### THE PROBLEM
Make an exact copy of the data below, leaving out every picture.

### DATA PROVIDED
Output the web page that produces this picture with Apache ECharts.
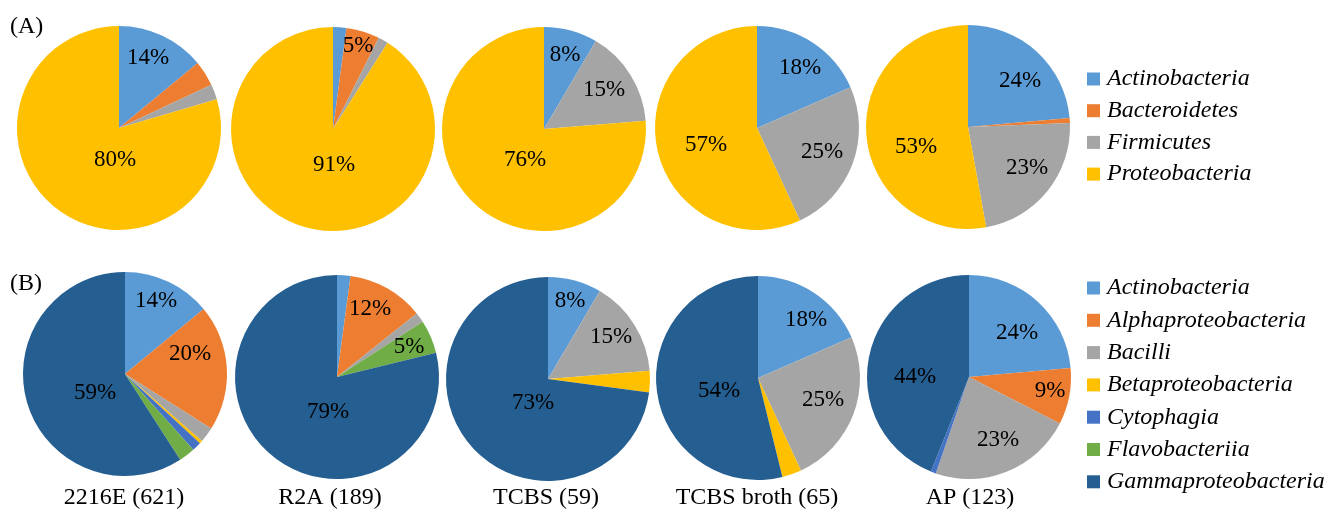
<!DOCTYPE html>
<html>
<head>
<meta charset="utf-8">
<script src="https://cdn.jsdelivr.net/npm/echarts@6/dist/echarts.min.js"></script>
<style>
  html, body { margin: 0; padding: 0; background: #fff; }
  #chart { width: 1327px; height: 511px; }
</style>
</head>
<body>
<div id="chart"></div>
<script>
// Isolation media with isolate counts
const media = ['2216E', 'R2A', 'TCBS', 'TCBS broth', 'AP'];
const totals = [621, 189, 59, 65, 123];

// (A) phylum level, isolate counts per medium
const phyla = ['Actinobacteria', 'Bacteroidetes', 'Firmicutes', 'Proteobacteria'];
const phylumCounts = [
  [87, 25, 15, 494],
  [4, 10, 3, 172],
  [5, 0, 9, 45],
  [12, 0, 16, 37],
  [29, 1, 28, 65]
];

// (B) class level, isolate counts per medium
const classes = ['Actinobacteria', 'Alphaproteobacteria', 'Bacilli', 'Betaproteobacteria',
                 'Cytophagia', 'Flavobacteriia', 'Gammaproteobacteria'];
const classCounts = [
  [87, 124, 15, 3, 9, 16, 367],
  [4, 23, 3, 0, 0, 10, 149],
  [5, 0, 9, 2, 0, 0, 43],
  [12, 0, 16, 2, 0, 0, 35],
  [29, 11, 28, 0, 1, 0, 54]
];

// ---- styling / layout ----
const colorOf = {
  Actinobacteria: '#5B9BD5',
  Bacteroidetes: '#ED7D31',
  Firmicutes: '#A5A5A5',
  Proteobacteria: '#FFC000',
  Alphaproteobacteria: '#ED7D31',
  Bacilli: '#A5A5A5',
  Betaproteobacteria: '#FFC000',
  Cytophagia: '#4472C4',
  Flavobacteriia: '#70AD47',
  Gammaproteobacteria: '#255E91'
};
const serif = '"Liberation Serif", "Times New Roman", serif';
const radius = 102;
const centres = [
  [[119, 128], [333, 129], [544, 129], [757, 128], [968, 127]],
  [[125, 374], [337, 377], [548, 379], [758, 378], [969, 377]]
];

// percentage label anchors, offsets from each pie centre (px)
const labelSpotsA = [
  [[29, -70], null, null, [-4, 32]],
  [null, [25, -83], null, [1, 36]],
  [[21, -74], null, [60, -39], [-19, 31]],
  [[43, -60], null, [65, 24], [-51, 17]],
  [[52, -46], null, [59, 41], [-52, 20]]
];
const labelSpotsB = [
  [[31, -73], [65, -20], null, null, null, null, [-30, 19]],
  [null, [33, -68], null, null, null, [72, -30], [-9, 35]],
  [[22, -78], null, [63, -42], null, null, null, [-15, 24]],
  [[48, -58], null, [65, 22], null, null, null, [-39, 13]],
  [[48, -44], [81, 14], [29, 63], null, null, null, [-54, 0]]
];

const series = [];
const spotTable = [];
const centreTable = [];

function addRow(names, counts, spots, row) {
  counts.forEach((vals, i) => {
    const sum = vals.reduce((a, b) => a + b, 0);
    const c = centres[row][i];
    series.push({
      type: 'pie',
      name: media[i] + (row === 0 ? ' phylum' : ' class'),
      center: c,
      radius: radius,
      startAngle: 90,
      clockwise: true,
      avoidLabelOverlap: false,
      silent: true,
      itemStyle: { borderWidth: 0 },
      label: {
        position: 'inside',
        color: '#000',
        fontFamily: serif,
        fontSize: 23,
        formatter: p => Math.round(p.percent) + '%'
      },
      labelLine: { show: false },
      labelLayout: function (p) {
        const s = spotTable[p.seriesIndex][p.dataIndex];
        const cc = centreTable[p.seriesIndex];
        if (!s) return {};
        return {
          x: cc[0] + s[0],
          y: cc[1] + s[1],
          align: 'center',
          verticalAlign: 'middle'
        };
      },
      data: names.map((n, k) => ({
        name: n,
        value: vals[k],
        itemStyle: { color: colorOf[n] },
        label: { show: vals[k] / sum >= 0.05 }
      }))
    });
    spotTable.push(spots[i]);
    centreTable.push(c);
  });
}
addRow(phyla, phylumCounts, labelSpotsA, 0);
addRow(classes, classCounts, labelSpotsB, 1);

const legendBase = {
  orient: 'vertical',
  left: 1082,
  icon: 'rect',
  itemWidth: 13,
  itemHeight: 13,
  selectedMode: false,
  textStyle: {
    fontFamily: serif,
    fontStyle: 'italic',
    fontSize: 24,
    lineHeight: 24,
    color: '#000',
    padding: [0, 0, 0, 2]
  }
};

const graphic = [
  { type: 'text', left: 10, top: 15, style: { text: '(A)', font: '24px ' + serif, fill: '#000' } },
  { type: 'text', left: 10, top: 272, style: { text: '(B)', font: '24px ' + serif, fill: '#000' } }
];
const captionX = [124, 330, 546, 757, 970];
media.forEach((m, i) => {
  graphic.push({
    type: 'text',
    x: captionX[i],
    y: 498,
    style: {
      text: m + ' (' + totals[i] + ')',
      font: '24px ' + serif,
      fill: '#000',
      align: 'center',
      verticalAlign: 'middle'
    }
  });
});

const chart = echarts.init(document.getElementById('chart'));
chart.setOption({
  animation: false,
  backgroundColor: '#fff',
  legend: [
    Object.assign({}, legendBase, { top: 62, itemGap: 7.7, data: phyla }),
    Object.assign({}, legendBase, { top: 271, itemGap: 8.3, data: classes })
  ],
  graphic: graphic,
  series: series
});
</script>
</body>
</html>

### REPLY TO THE EXERCISE
Output the web page that produces this picture with Apache ECharts.
<!DOCTYPE html>
<html>
<head>
<meta charset="utf-8">
<script src="https://cdn.jsdelivr.net/npm/echarts@6/dist/echarts.min.js"></script>
<style>
  html, body { margin: 0; padding: 0; background: #fff; }
  #chart { width: 1327px; height: 511px; }
</style>
</head>
<body>
<div id="chart"></div>
<script>
// Isolation media with isolate counts
const media = ['2216E', 'R2A', 'TCBS', 'TCBS broth', 'AP'];
const totals = [621, 189, 59, 65, 123];

// (A) phylum level, isolate counts per medium
const phyla = ['Actinobacteria', 'Bacteroidetes', 'Firmicutes', 'Proteobacteria'];
const phylumCounts = [
  [87, 25, 15, 494],
  [4, 10, 3, 172],
  [5, 0, 9, 45],
  [12, 0, 16, 37],
  [29, 1, 28, 65]
];

// (B) class level, isolate counts per medium
const classes = ['Actinobacteria', 'Alphaproteobacteria', 'Bacilli', 'Betaproteobacteria',
                 'Cytophagia', 'Flavobacteriia', 'Gammaproteobacteria'];
const classCounts = [
  [87, 124, 15, 3, 9, 16, 367],
  [4, 23, 3, 0, 0, 10, 149],
  [5, 0, 9, 2, 0, 0, 43],
  [12, 0, 16, 2, 0, 0, 35],
  [29, 11, 28, 0, 1, 0, 54]
];

// ---- styling / layout ----
const colorOf = {
  Actinobacteria: '#5B9BD5',
  Bacteroidetes: '#ED7D31',
  Firmicutes: '#A5A5A5',
  Proteobacteria: '#FFC000',
  Alphaproteobacteria: '#ED7D31',
  Bacilli: '#A5A5A5',
  Betaproteobacteria: '#FFC000',
  Cytophagia: '#4472C4',
  Flavobacteriia: '#70AD47',
  Gammaproteobacteria: '#255E91'
};
const serif = '"Liberation Serif", "Times New Roman", serif';
const radius = 102;
const centres = [
  [[119, 128], [333, 129], [544, 129], [757, 128], [968, 127]],
  [[125, 374], [337, 377], [548, 379], [758, 378], [969, 377]]
];

// percentage label anchors, offsets from each pie centre (px)
const labelSpotsA = [
  [[29, -70], null, null, [-4, 32]],
  [null, [25, -83], null, [1, 36]],
  [[21, -74], null, [60, -39], [-19, 31]],
  [[43, -60], null, [65, 24], [-51, 17]],
  [[52, -46], null, [59, 41], [-52, 20]]
];
const labelSpotsB = [
  [[31, -73], [65, -20], null, null, null, null, [-30, 19]],
  [null, [33, -68], null, null, null, [72, -30], [-9, 35]],
  [[22, -78], null, [63, -42], null, null, null, [-15, 24]],
  [[48, -58], null, [65, 22], null, null, null, [-39, 13]],
  [[48, -44], [81, 14], [29, 63], null, null, null, [-54, 0]]
];

const series = [];
const spotTable = [];
const centreTable = [];

function addRow(names, counts, spots, row) {
  counts.forEach((vals, i) => {
    const sum = vals.reduce((a, b) => a + b, 0);
    const c = centres[row][i];
    series.push({
      type: 'pie',
      name: media[i] + (row === 0 ? ' phylum' : ' class'),
      center: c,
      radius: radius,
      startAngle: 90,
      clockwise: true,
      avoidLabelOverlap: false,
      silent: true,
      itemStyle: { borderWidth: 0 },
      label: {
        position: 'inside',
        color: '#000',
        fontFamily: serif,
        fontSize: 23,
        formatter: p => Math.round(p.percent) + '%'
      },
      labelLine: { show: false },
      labelLayout: function (p) {
        const s = spotTable[p.seriesIndex][p.dataIndex];
        const cc = centreTable[p.seriesIndex];
        if (!s) return {};
        return {
          x: cc[0] + s[0],
          y: cc[1] + s[1],
          align: 'center',
          verticalAlign: 'middle'
        };
      },
      data: names.map((n, k) => ({
        name: n,
        value: vals[k],
        itemStyle: { color: colorOf[n] },
        label: { show: vals[k] / sum >= 0.05 }
      }))
    });
    spotTable.push(spots[i]);
    centreTable.push(c);
  });
}
addRow(phyla, phylumCounts, labelSpotsA, 0);
addRow(classes, classCounts, labelSpotsB, 1);

const legendBase = {
  orient: 'vertical',
  left: 1082,
  icon: 'rect',
  itemWidth: 13,
  itemHeight: 13,
  selectedMode: false,
  textStyle: {
    fontFamily: serif,
    fontStyle: 'italic',
    fontSize: 24,
    lineHeight: 24,
    color: '#000',
    padding: [0, 0, 0, 2]
  }
};

const graphic = [
  { type: 'text', left: 10, top: 15, style: { text: '(A)', font: '24px ' + serif, fill: '#000' } },
  { type: 'text', left: 10, top: 272, style: { text: '(B)', font: '24px ' + serif, fill: '#000' } }
];
const captionX = [124, 330, 546, 757, 970];
media.forEach((m, i) => {
  graphic.push({
    type: 'text',
    x: captionX[i],
    y: 498,
    style: {
      text: m + ' (' + totals[i] + ')',
      font: '24px ' + serif,
      fill: '#000',
      align: 'center',
      verticalAlign: 'middle'
    }
  });
});

const chart = echarts.init(document.getElementById('chart'));
chart.setOption({
  animation: false,
  backgroundColor: '#fff',
  legend: [
    Object.assign({}, legendBase, { top: 62, itemGap: 7.7, data: phyla }),
    Object.assign({}, legendBase, { top: 271, itemGap: 8.3, data: classes })
  ],
  graphic: graphic,
  series: series
});
</script>
</body>
</html>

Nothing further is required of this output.